Charts and diagrams as code
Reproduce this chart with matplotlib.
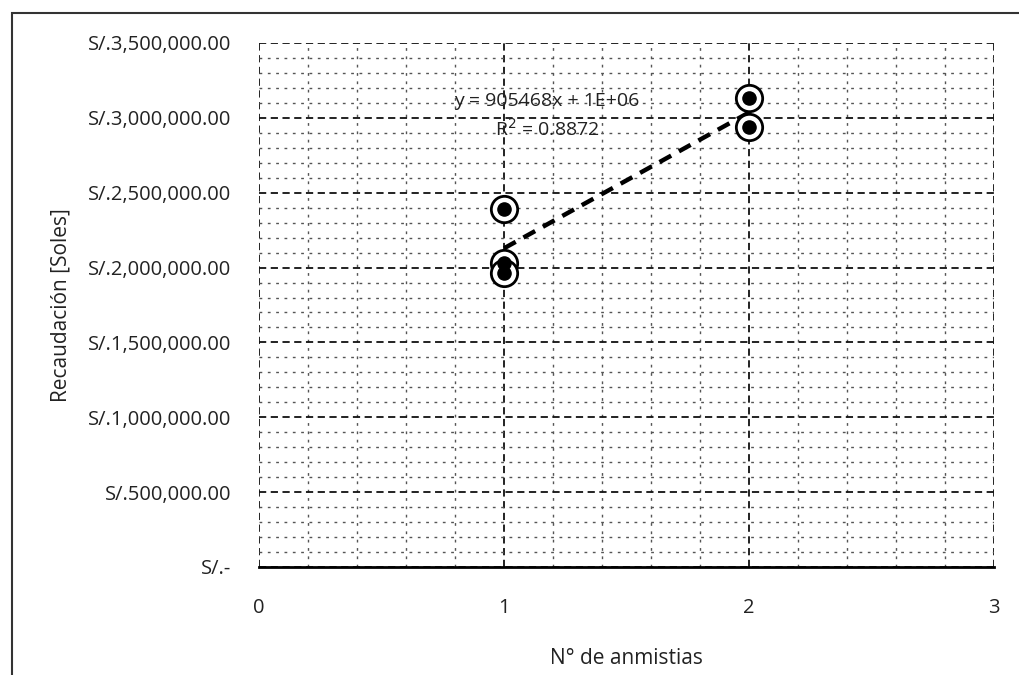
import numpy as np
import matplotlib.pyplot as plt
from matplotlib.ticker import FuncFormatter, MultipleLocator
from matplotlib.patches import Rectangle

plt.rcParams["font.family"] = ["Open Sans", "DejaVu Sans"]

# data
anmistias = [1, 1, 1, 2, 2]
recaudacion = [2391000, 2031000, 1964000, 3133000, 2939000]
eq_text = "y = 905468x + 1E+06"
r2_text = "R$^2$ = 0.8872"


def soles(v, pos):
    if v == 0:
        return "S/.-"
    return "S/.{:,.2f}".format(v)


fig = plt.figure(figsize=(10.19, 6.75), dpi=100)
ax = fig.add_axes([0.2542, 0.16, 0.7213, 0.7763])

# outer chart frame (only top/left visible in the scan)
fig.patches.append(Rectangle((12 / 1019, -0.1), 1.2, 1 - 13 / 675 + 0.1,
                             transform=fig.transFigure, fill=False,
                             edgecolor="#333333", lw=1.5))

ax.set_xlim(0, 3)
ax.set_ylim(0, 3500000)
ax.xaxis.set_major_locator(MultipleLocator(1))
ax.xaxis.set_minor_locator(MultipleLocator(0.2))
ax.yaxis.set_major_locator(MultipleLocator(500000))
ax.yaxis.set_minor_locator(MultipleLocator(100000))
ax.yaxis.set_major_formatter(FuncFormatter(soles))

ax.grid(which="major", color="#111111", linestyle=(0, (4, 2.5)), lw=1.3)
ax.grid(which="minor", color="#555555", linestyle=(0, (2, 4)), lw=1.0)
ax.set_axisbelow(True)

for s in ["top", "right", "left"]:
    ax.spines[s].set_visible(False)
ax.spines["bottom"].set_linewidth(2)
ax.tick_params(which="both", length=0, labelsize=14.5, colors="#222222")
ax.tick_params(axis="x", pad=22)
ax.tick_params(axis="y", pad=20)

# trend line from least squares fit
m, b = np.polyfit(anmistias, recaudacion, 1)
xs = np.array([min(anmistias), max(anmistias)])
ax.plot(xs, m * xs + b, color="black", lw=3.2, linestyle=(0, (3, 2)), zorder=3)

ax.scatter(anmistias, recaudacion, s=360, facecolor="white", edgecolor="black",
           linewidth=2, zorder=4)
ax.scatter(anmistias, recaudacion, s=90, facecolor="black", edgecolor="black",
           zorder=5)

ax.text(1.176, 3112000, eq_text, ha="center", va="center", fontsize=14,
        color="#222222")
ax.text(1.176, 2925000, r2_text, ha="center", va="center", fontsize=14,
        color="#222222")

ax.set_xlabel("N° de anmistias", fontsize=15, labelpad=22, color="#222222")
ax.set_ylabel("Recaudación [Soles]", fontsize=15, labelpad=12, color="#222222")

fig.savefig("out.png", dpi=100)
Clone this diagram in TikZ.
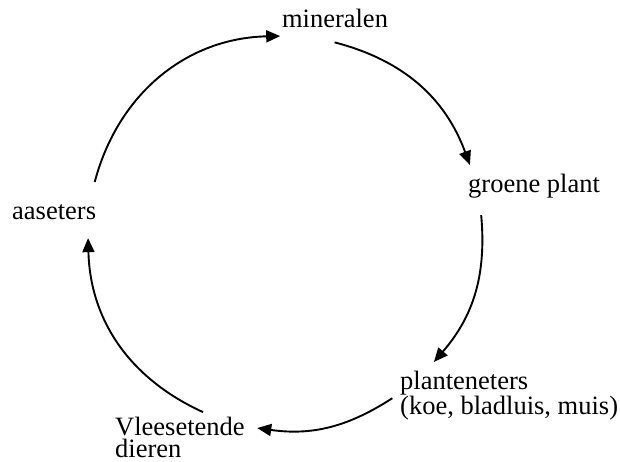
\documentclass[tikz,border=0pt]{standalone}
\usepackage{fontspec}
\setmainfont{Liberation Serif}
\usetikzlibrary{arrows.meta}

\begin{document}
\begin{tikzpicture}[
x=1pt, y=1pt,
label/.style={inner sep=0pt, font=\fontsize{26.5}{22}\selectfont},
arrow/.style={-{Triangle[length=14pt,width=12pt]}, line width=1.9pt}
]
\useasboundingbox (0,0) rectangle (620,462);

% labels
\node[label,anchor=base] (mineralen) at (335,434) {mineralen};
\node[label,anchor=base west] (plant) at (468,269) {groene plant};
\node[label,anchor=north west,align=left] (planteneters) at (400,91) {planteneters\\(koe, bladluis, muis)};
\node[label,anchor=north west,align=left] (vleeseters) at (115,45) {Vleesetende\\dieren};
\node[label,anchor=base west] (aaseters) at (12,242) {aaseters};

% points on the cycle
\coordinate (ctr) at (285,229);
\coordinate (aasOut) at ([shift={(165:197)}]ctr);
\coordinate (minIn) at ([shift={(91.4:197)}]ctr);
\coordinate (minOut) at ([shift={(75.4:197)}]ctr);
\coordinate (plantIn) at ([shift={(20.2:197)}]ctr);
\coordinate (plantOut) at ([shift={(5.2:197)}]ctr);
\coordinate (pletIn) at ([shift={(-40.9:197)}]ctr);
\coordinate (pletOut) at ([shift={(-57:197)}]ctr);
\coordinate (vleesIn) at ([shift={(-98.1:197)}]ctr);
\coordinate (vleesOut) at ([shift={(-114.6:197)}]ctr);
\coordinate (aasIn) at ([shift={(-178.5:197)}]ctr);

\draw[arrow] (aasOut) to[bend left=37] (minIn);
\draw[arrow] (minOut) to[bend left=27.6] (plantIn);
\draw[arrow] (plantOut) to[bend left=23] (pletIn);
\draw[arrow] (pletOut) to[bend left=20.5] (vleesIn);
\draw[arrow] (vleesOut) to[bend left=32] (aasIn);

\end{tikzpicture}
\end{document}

Requirement: Above are some entries. Restate word for word the lines from the one holding "Clone this diagram in TikZ." through the one holding "(0,0) rectangle (620,462);", but not the pictures.

Solved problem:
Clone this diagram in TikZ.
\documentclass[tikz,border=0pt]{standalone}
\usepackage{fontspec}
\setmainfont{Liberation Serif}
\usetikzlibrary{arrows.meta}

\begin{document}
\begin{tikzpicture}[
x=1pt, y=1pt,
label/.style={inner sep=0pt, font=\fontsize{26.5}{22}\selectfont},
arrow/.style={-{Triangle[length=14pt,width=12pt]}, line width=1.9pt}
]
\useasboundingbox (0,0) rectangle (620,462);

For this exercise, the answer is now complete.